··· Raw data

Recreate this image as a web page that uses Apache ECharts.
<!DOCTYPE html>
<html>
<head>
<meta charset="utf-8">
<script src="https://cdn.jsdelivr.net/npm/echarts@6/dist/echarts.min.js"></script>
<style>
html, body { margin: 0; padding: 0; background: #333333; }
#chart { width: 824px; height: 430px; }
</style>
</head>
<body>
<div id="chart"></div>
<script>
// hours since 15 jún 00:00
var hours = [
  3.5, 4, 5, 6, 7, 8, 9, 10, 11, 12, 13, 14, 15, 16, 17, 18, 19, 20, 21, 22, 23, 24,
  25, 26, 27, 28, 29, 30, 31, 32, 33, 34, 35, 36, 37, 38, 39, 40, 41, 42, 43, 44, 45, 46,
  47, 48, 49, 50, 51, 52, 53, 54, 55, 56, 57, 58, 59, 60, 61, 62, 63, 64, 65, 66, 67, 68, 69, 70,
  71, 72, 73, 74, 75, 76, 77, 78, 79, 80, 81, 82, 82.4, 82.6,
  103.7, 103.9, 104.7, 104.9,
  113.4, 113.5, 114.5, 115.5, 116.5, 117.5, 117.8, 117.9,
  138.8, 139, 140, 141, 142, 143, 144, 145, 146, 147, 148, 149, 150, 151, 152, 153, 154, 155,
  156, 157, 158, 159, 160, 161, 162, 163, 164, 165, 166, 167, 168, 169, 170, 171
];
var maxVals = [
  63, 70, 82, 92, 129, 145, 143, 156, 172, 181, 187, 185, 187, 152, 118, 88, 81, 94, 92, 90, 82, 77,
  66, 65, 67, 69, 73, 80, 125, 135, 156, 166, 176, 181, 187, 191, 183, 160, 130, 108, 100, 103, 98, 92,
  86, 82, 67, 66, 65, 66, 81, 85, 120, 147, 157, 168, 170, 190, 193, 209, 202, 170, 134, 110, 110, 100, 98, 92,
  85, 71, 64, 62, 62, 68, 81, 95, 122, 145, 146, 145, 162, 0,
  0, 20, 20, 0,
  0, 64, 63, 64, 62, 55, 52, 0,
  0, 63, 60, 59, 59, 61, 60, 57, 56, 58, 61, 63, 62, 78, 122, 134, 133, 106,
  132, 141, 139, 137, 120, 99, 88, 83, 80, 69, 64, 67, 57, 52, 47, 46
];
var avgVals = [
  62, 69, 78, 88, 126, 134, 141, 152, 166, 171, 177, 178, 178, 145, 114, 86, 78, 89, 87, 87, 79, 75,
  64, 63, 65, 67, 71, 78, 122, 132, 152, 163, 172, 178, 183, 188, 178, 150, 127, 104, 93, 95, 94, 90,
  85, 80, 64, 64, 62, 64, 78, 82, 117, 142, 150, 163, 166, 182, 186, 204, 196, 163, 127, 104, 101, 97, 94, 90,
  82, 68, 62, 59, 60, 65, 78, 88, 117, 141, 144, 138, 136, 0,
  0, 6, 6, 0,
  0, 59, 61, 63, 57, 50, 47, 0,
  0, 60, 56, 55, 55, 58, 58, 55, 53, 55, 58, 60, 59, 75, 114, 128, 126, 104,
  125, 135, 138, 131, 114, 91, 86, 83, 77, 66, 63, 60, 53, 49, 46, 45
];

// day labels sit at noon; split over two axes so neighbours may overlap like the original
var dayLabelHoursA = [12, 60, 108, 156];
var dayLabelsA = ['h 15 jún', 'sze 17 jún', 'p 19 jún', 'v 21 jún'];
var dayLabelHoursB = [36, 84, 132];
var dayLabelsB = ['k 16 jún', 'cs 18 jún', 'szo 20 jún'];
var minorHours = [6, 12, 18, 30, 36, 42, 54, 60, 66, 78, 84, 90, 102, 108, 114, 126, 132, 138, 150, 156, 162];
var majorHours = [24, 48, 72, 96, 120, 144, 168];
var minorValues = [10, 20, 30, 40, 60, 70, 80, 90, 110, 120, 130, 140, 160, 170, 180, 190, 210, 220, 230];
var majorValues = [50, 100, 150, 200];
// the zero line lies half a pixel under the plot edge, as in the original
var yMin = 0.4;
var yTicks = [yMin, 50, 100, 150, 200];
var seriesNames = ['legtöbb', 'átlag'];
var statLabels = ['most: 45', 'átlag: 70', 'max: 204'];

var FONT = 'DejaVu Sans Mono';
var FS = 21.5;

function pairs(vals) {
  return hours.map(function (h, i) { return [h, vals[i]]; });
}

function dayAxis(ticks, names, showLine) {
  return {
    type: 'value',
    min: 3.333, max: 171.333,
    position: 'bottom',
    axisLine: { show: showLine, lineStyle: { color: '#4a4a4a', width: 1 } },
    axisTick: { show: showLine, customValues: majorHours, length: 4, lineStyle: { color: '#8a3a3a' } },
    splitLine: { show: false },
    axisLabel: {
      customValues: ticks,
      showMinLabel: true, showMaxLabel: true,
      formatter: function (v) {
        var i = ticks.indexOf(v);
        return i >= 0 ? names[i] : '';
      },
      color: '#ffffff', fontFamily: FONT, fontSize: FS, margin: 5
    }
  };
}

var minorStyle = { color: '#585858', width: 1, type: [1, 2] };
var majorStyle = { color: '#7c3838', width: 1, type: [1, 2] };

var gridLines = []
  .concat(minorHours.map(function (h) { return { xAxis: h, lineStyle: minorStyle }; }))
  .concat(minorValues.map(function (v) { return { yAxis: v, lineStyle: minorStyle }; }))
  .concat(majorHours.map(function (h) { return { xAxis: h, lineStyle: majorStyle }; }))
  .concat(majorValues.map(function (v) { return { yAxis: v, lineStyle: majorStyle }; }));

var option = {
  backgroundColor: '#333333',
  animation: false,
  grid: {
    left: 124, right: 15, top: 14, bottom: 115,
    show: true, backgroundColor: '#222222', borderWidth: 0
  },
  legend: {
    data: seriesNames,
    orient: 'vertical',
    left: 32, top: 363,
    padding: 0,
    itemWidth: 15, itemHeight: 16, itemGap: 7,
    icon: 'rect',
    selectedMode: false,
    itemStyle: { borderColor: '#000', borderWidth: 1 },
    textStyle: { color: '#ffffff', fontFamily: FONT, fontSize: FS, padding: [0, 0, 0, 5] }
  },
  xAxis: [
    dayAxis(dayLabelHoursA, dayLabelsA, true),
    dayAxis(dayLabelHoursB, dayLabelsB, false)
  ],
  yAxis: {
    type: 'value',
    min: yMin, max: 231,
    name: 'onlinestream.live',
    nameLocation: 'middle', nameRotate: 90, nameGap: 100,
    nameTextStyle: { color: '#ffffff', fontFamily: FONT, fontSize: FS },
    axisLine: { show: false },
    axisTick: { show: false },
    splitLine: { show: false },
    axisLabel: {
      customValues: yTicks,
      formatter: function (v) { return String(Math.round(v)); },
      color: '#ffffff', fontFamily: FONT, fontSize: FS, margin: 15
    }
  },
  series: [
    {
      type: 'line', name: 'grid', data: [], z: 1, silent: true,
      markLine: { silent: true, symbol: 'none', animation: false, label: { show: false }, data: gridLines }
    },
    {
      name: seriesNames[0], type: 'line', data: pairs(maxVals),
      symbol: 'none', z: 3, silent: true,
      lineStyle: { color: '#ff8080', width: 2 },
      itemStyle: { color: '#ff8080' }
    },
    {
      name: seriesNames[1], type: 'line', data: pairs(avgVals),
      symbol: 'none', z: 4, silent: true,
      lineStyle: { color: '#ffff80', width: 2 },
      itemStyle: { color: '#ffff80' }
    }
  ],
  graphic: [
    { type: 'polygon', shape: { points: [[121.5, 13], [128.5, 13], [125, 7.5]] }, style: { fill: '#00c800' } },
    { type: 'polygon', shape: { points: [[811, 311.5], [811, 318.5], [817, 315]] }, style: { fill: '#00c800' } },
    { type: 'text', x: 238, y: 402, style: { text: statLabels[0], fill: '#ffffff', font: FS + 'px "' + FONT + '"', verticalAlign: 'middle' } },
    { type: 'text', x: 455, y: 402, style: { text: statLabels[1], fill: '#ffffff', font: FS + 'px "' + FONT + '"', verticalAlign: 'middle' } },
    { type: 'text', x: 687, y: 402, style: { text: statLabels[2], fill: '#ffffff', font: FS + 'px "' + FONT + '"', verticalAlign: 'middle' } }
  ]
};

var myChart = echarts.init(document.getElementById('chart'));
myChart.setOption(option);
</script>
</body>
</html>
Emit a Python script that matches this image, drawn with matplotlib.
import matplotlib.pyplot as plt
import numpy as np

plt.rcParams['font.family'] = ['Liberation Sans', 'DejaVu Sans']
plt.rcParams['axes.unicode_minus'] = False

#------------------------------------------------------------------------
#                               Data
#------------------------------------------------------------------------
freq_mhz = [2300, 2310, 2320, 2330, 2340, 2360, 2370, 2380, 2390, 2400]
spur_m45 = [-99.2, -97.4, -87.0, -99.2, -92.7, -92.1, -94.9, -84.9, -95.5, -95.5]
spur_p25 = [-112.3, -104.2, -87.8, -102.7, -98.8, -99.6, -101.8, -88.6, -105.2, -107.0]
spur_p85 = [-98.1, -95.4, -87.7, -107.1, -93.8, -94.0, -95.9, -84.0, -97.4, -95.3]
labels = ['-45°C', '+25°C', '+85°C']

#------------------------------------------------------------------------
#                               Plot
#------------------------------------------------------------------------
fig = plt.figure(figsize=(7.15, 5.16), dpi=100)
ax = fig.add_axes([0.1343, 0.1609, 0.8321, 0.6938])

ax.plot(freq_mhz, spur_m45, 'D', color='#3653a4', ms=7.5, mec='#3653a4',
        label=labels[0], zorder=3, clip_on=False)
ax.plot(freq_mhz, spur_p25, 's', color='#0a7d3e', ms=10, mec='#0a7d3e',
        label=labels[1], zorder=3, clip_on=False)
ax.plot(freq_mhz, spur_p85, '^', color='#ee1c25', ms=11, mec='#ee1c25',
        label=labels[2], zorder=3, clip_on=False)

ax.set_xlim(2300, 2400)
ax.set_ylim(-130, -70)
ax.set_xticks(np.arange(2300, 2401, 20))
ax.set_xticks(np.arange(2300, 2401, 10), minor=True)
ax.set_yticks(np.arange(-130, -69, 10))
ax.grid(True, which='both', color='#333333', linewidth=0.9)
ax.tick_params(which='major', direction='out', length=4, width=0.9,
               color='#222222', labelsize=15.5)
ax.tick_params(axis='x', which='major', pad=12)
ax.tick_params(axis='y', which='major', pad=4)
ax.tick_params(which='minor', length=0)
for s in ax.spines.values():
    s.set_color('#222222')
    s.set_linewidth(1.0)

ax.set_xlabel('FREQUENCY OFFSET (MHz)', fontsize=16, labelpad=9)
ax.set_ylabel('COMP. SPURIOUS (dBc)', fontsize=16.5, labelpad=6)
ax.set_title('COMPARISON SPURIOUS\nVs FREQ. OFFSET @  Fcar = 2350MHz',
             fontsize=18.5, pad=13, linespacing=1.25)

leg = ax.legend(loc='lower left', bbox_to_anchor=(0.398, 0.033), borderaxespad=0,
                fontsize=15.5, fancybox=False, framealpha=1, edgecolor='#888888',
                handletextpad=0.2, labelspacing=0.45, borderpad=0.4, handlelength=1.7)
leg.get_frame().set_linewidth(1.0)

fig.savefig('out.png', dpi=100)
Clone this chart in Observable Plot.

······

### [What to produce]
Give back exactly the lines from the line that has "Emit a Python" to the line that has "ax = fig.add_axes([0.1343, 0.1609, 0.8321, 0.6938])", both included, and leave out all others.

### [Output of the task]
Emit a Python script that matches this image, drawn with matplotlib.
import matplotlib.pyplot as plt
import numpy as np

plt.rcParams['font.family'] = ['Liberation Sans', 'DejaVu Sans']
plt.rcParams['axes.unicode_minus'] = False

#------------------------------------------------------------------------
#                               Data
#------------------------------------------------------------------------
freq_mhz = [2300, 2310, 2320, 2330, 2340, 2360, 2370, 2380, 2390, 2400]
spur_m45 = [-99.2, -97.4, -87.0, -99.2, -92.7, -92.1, -94.9, -84.9, -95.5, -95.5]
spur_p25 = [-112.3, -104.2, -87.8, -102.7, -98.8, -99.6, -101.8, -88.6, -105.2, -107.0]
spur_p85 = [-98.1, -95.4, -87.7, -107.1, -93.8, -94.0, -95.9, -84.0, -97.4, -95.3]
labels = ['-45°C', '+25°C', '+85°C']

#------------------------------------------------------------------------
#                               Plot
#------------------------------------------------------------------------
fig = plt.figure(figsize=(7.15, 5.16), dpi=100)
ax = fig.add_axes([0.1343, 0.1609, 0.8321, 0.6938])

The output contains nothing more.